Cement supply increases but prices stagnate
The South African High Commissioner to Cameroon, ZaneleMakina, announced the move last weekend
By Nche Jude Mbah in Yaounde
Cement factories have multiplied in the country
Cement companies in Cameroon have all announced the ambition to extend their factories and step up annual production to about seven million tons by 2018 but price remain disturbingly high.
It is barely one and half years when the Prime Minister, Head of Government, Philemon Yang cut the symbolic ribbon in Douala declaring Ciments de l'Afrique Cameroun (CIMAF) officially operational in Cameroon.
                The Moroccan company which is effectively present in five different countries in Africa: Ivory Coast, Guinea Conakry, Burkina Faso, Gabon and Congo Brazzaville and which had been supplying cement in Cameroon was injecting 500,000 metric tons of the product into the market while announcing its ambitions to step up production to about one million metric tons in the near future. That future appears to be now.

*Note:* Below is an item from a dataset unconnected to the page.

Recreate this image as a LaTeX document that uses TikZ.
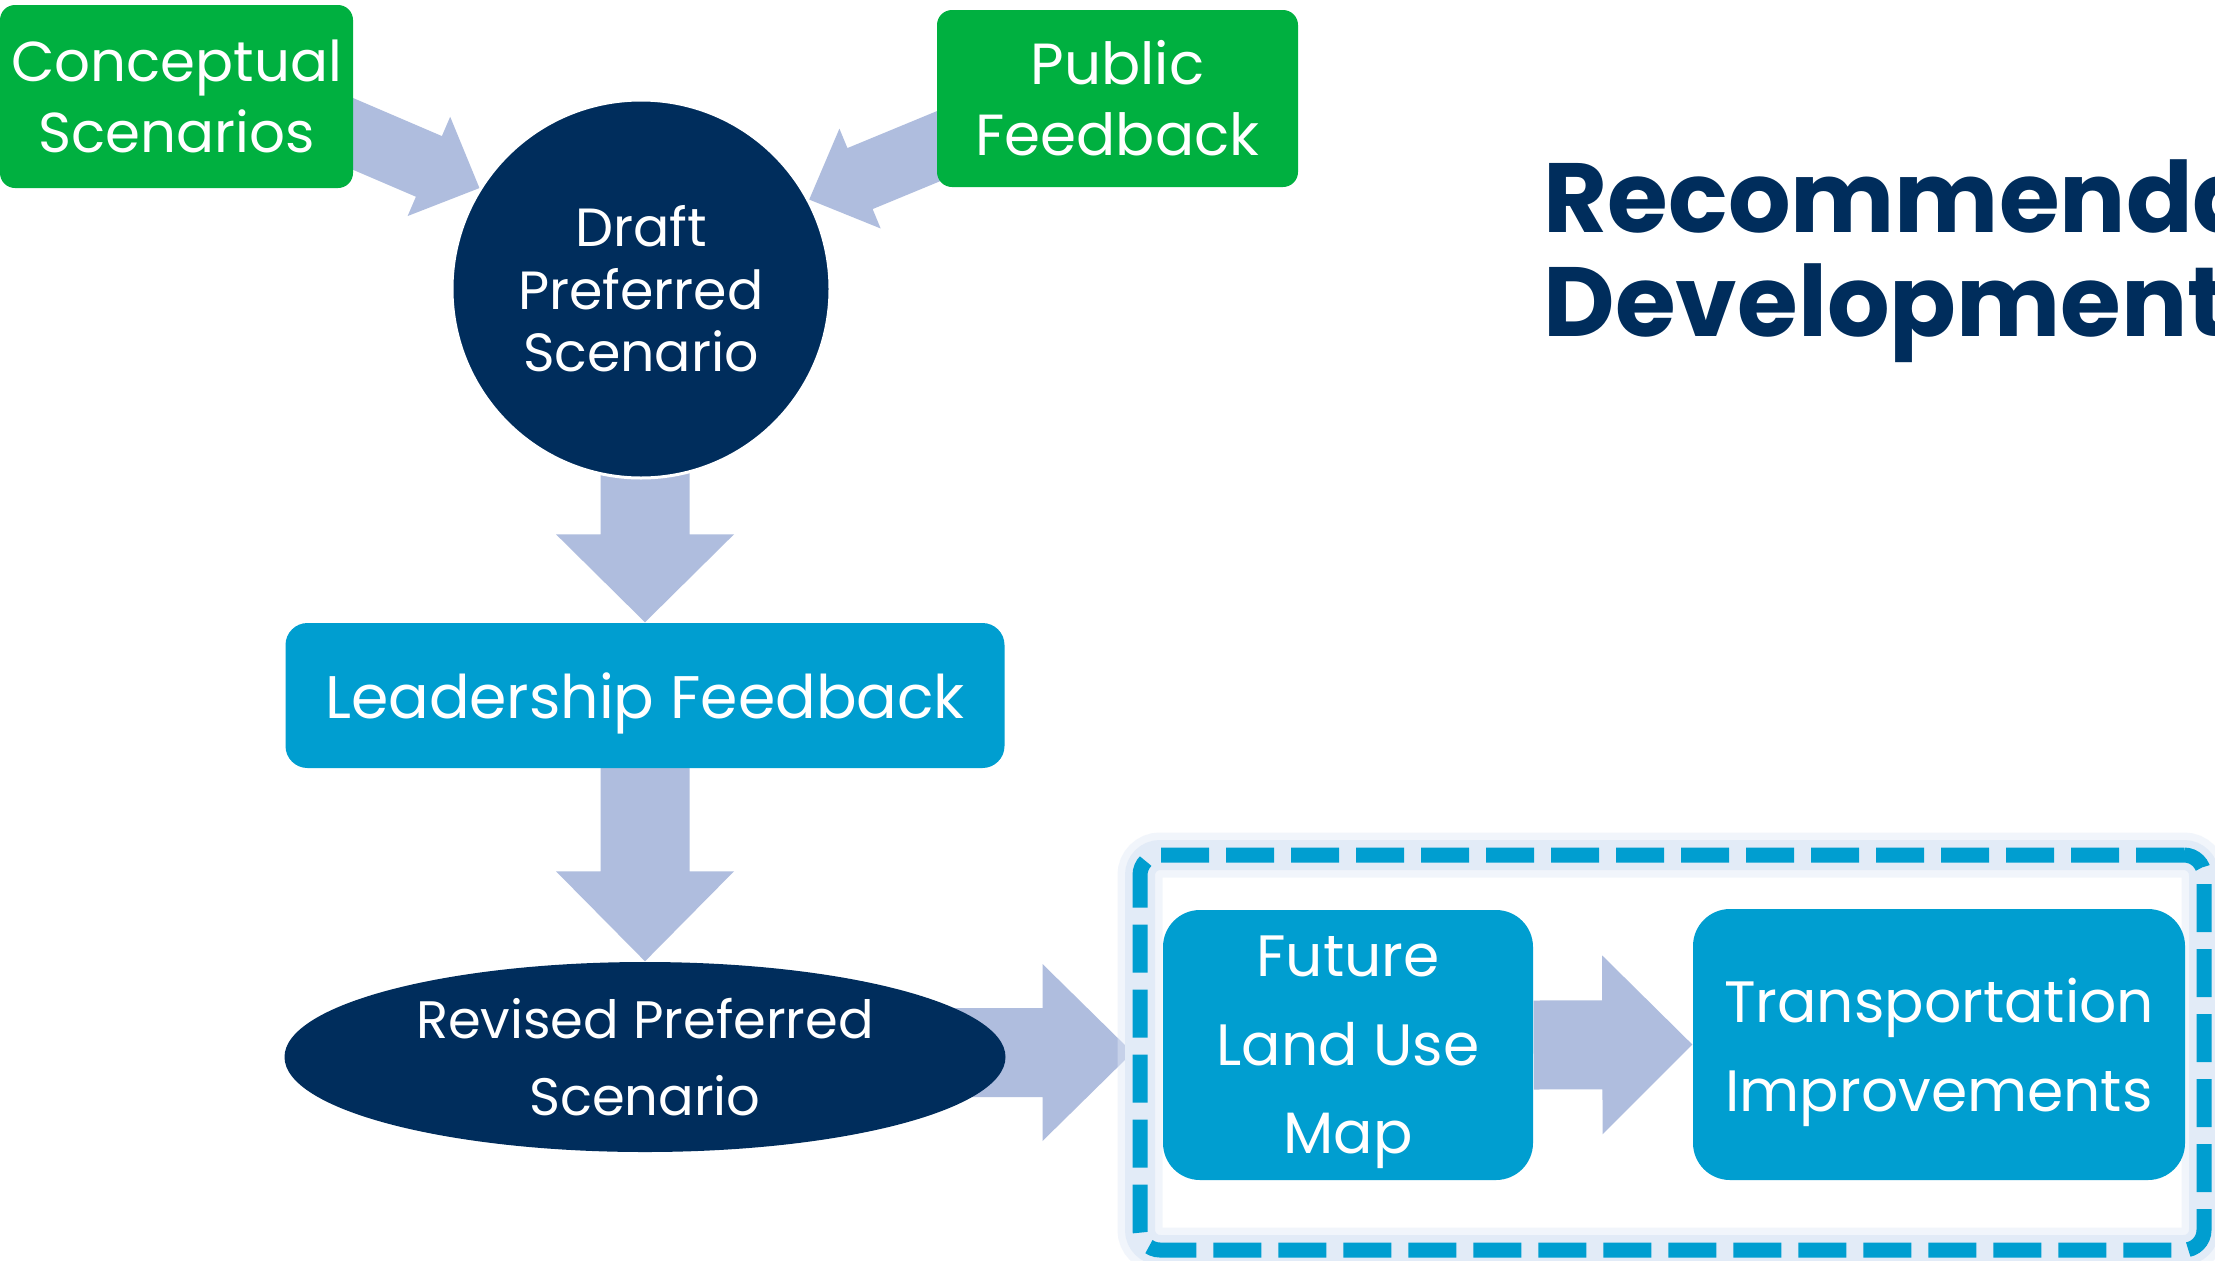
\documentclass[tikz,border=0pt]{standalone}
\usepackage{fontspec}
\setmainfont{Poppins}
\usetikzlibrary{backgrounds,calc,shapes.geometric}

\definecolor{grn}{RGB}{0,176,64}
\definecolor{navy}{RGB}{0,45,92}
\definecolor{boxblue}{RGB}{0,158,208}
\definecolor{arrowfill}{RGB}{175,189,222}
\definecolor{haze}{RGB}{226,235,247}

% block arrow: #1 from, #2 tip, #3 half shaft, #4 half head, #5 head length
\newcommand{\fatarrow}[5]{%
	\path ($(#2)!#5!(#1)$) coordinate (hb);
	\fill[arrowfill] ($(#1)!#3!90:(#2)$) -- ($(hb)!#3!90:(#2)$) -- ($(hb)!#4!90:(#2)$) -- (#2)
		-- ($(hb)!#4!-90:(#2)$) -- ($(hb)!#3!-90:(#2)$) -- ($(#1)!#3!-90:(#2)$) -- cycle;}

\begin{document}
\begin{tikzpicture}[x=0.1mm,y=-0.1mm,
	every node/.style={inner sep=0pt,text=white,align=center},
	greenbox/.style={fill=grn,rounded corners=1.5mm,font=\fontsize{16}{20.2}\selectfont},
	bluebox/.style={fill=boxblue,rounded corners=3.7mm,text depth=-2.5pt,font=\fontsize{16.6}{25.2}\selectfont},
	dashframe/.style={draw=boxblue,line width=1.5mm,dash pattern=on 4.8mm off 1.7mm,rounded corners=2mm,
		preaction={draw=haze,solid,line width=4.5mm,draw opacity=0.45},
		preaction={draw=haze,solid,line width=3mm}},
	titletext/.style={anchor=base west,text=navy,font=\bfseries\fontsize{28}{29.3}\selectfont}]
	\useasboundingbox (0,0) rectangle (2215,1260);
	\clip (0,0) rectangle (2215,1260);

	\node[greenbox,minimum width=35.3mm,minimum height=18.3mm] (concept) at (176.5,96.5) {Conceptual\\Scenarios};
	\node[greenbox,font=\fontsize{16.5}{20.2}\selectfont,minimum width=36.1mm,minimum height=17.7mm] (public) at (1117.5,98.5) {Public\\Feedback};
	\node[circle,fill=navy,draw=white,line width=0.3mm,minimum size=37.8mm,font=\fontsize{15.3}{17.8}\selectfont] (draft) at (641,289) {Draft\\Preferred\\Scenario};
	\node[bluebox,rounded corners=2.2mm,text depth=0pt,minimum width=71.9mm,minimum height=14.5mm,font=\fontsize{17.1}{21}\selectfont] (lead) at (645,695.5) {Leadership Feedback};
	\node[ellipse,fill=navy,minimum width=72.1mm,minimum height=19mm,font=\fontsize{15}{21.9}\selectfont] (revised) at (645,1057) {Revised Preferred\\Scenario};

	% dashed frame round the two outputs
	\node[dashframe,minimum width=106.4mm,minimum height=39.5mm] (frame) at (1672,1052.5) {};
	\node[bluebox,minimum width=37mm,minimum height=27mm] (future) at (1348,1045) {Future\\Land Use\\Map};
	\node[bluebox,minimum width=49.2mm,minimum height=27.1mm] (transport) at (1939,1044.5) {Transportation\\Improvements};

	\node[titletext] (title1) at (1543,232) {Recommenda};
	\node[titletext] (title2) at (1543,336) {Development};

	% arrows go behind the shapes
	\coordinate (c0) at ($(draft.148)!1.2!(concept.348)$);
	\coordinate (p0) at ($(draft.28)!1.2!(public.195)$);
	\coordinate (d0) at (lead.north |- draft.center);
	\coordinate (r0) at (revised.center |- frame.west);
	\begin{scope}[on background layer]
		\fill[white] (0,0) rectangle (2215,1260);
		\fatarrow{c0}{draft.148}{3.3mm}{5.4mm}{5.5mm}
		\fatarrow{p0}{draft.28}{3.3mm}{5.4mm}{5.5mm}
		\fatarrow{d0}{lead.north}{4.45mm}{8.9mm}{8.8mm}
		\fatarrow{lead.center}{revised.north}{4.45mm}{8.9mm}{9mm}
		\fatarrow{r0}{frame.west}{4.45mm}{8.85mm}{9mm}
		\fatarrow{future.east}{transport.west}{4.45mm}{8.95mm}{9mm}
	\end{scope}
\end{tikzpicture}
\end{document}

                According to a press statement the company issued recently, it has decided to triple its production capacity by extending its factory to increase supply to 1.5 million metric tons by 2018. If one were to go by the figures provided by the various cement companies operating in the country, then the 500,000 metric tons brought to 3.6 million tons the quantity of cement put into the Cameroonian market annually.
                Cimenterie du Cameroun (Cimencam), on its part, last March 16, launched the construction of a new production factory in Nomayos in Mbankomo near Yaounde, bringing to three the number of factories belonging to the company.
CIMENCAM says it is investing FCFA 28 billion into the project for an annual production capacity of 500,000 metric tons.

                Dangote Cement; Africa’s leading cement producer that went operational in Cameroon in March 2015 precisely in Douala, is equally planning to open another factory in Yaounde in a bit to double production. Its present annual production stands at 1.5 million tons.
                Estimated demand for cement in the country today stands at 2.8 million metric tons. The situation even changed for the better when MEDCEM, the Turkish company went operational, producing additional 600,000 metric tons of cement.
                The plethora of cement companies in the country is seen as a blessing and a timely response to the plea of many Cameroonians but the most disturbing thing however is the complete absence of the application of the law of demand and supply whereby an increase in production entails a drop in price.
                So far, the price of a 50 kg bag of cement remains at average FCFA 4,800 for all brands of cement. Cameroonians are still to come to terms with this rather intriguing situation. Is it an arrangement between the various companies to keep the rates at that high level? Is it a result of high taxes on input? Or, is it simply a manifestation of bad faith? Answers to these questions are blowing in the wind.